Wemple noted one appearance where she told MSNBC's Joy Reid "we don’t have the reporting" to suggest then-President Donald Trump has told aides he "wants" Russia's help in the 2020 election, as the liberal host had claimed earlier in the show.
"No, we don’t have that reporting — though there’s no prohibition against fantasizing about it on national television," Wemple wrote. "Such is the theme of Bertrand’s commentary during previous coverage of Russian interference, specifically the dossier of memos drawn up by former British intelligence officer Christopher Steele. With winks and nods from MSNBC hosts, Bertrand heaped credibility on the dossier."
Bertrand has arrived at CNN after stints at Business Insider, The Atlantic, and Politico, and Wemple argued her dossier "boosterism" has marked her career. Wemple said she engaged in repeated "thumb-on-scale speculation regarding the dossier" during her appearances on MSNBC which, like her employer CNN, has engaged in feverish coverage of Russia collusion storylines for much of the past five years.
The Steele dossier received extensive and often credulous attention on CNN and MSNBC for its array of Russia-conspiracy charges against Trump and his campaign. A subsequent Inspector General investigation revealed key facets of it were false, such as that Trump attorney Michael Cohen traveled to Prague in 2016 to collude with Russian officials.
Also Steele did not have direct sources so much as assemble gossip and "layers of hearsay," according to the Justice Department. His investigation was funded in part by the Democratic National Committee and Hillary Clinton campaign, and the New York Times reported one DOJ official described him as "desperate" to see Trump not become president.
"The FBI concluded, among other things, that although consistent with known efforts by Russia to interfere in the 2016 U.S. elections, much of the material in the Steele election reports, including allegations about Donald Trump and members of the Trump campaign relied upon in the Carter Page FISA applications, could not be corroborated; that certain allegations were inaccurate or inconsistent with information gathered by the Crossfire Hurricane team; and that the limited information that was corroborated related to time, location, and title information, much of which was publicly available," the IG report said.
"Those conclusions may well have surprised anyone who relied on Bertrand’s reporting on MSNBC and elsewhere," Wemple wrote, who he added was guilty of a "speculative mess" on television. "Incentives on prime-time MSNBC shows point precisely in the direction that Bertrand ventured on too many occasions — that is, toward believing the specifics of a document whose veracity she and others couldn’t begin to assess.

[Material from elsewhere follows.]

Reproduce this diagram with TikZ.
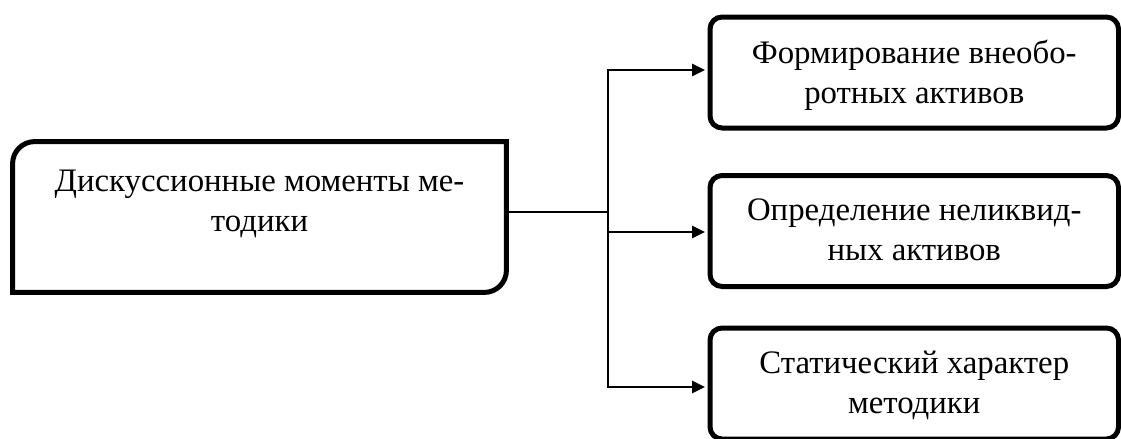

Lefty hosts wanted to hear that the Michael Cohen stuff looked plausible, that the Russians had indeed been cultivating Trump, and that it was all coming together. So that’s what she said, and in March 2018, she was rewarded with an MSNBC contributor gig."
Critics have also hit Bertrand for promoting the narrative that the Hunter Biden laptop story in the New York Post was part of a Russian disinformation campaign. The laptop story delved into concerns about Biden's overseas business dealings and what influence they could have on his father Joe Biden, who was running for president at the time.
With the 2020 elections week away, media outlets like Politico widely echoed unproven claims from "former intel officials" on the matter. However, current intelligence and Justice Department officials said that was untrue, and even Hunter Biden himself acknowledged the laptop could be his.
In one story Bertrand co-authored, Politico admitted, "There was no immediate indication of Russian involvement in the release of emails that the Post obtained, but its general thrust mirrors a narrative that U.S. intelligence agencies have described as part of an active Russian disinformation effort aimed at the 2020 election."
Fox News contributor Mollie Hemingway, a longtime critic of the media for its Russia reporting, wrote CNN hiring Bertrand was a reward "for pushing the Russia collusion hoax and related propaganda for years."